The trend matters as much as the average. If CPA has been rising steadily due to increasing competition, setting a target at or below the current average ignores the trajectory. Measurement should inform whether the trend is likely to continue or whether specific interventions could reverse it.
Account for Diminishing Returns at Scale
Targets must account for the relationship between spend level and efficiency. A CPA target that is achievable at current spend may be unachievable at double the spend because of diminishing returns.
As budget increases, paid search campaigns exhaust high-intent query volume and move into less qualified territory. Paid social campaigns reach beyond their core audience into less responsive segments. In both cases, the marginal efficiency decreases.
Forecasting models that incorporate diminishing returns curves can estimate the efficiency trade-off at different spend levels. If the business wants to increase spend by thirty percent, the model can project what CPA will realistically be at that spend level, allowing stakeholders to decide whether the trade-off between volume and efficiency is acceptable.
Factor in External Variables
Performance marketing does not operate in isolation. Seasonal patterns, competitive dynamics, economic conditions, and platform changes all affect what is achievable.
Seasonal adjustment is the most predictable external factor. If Q4 historically delivers twenty percent better efficiency due to higher purchase intent, targets should reflect this. Conversely, if Q1 historically sees a post-holiday dip, targets should be adjusted downward rather than holding the team to Q4 standards.
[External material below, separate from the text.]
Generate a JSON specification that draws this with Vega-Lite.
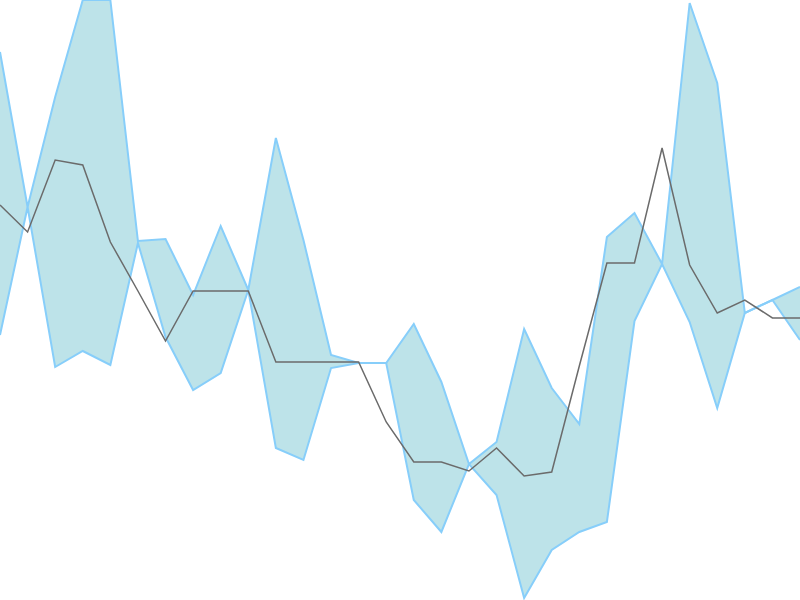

Competitive dynamics are harder to predict but should not be ignored. If a major competitor has entered the market or increased their media spend significantly, auction costs will rise and efficiency will decline regardless of how well campaigns are managed. Acknowledging this in target-setting prevents the team from being held accountable for market conditions beyond their control.
Predictive analytics can model the expected impact of these external factors and produce targets that account for likely market conditions rather than assuming a static environment.
Separate Efficiency Targets from Volume Targets
One of the most common target-setting mistakes is setting both an efficiency target and a volume target without acknowledging the trade-off between them. You cannot simultaneously demand a lower CPA and higher conversion volume unless you are also increasing budget or making a step-change improvement in conversion rates.
Make the trade-off explicit. Present stakeholders with a menu of options: we can deliver X conversions at Y CPA, or Z conversions at a higher CPA. Let them choose the balance that fits business priorities.
This framing prevents the impossible-target trap where the team is expected to deliver more volume at better efficiency with the same budget. It also creates a healthier relationship between marketing and the business, because expectations are set collaboratively rather than imposed.
Build in Review and Recalibration
Targets should not be set once and left for twelve months. Quarterly recalibration based on actual performance data ensures targets remain realistic as conditions change.
If Q1 performance significantly outpaces or underperforms the target, Q2 targets should be adjusted. This is not moving the goalposts. It is incorporating new information into the plan. The alternative, maintaining a target that is clearly wrong, leads to either complacency or demoralisation depending on which direction the miss goes.
Each recalibration should include a brief analysis of why performance deviated from the target. Was it a market change, a campaign change, a tracking change, or a target-setting error? This analysis improves the accuracy of future targets and builds organisational understanding of what drives performance.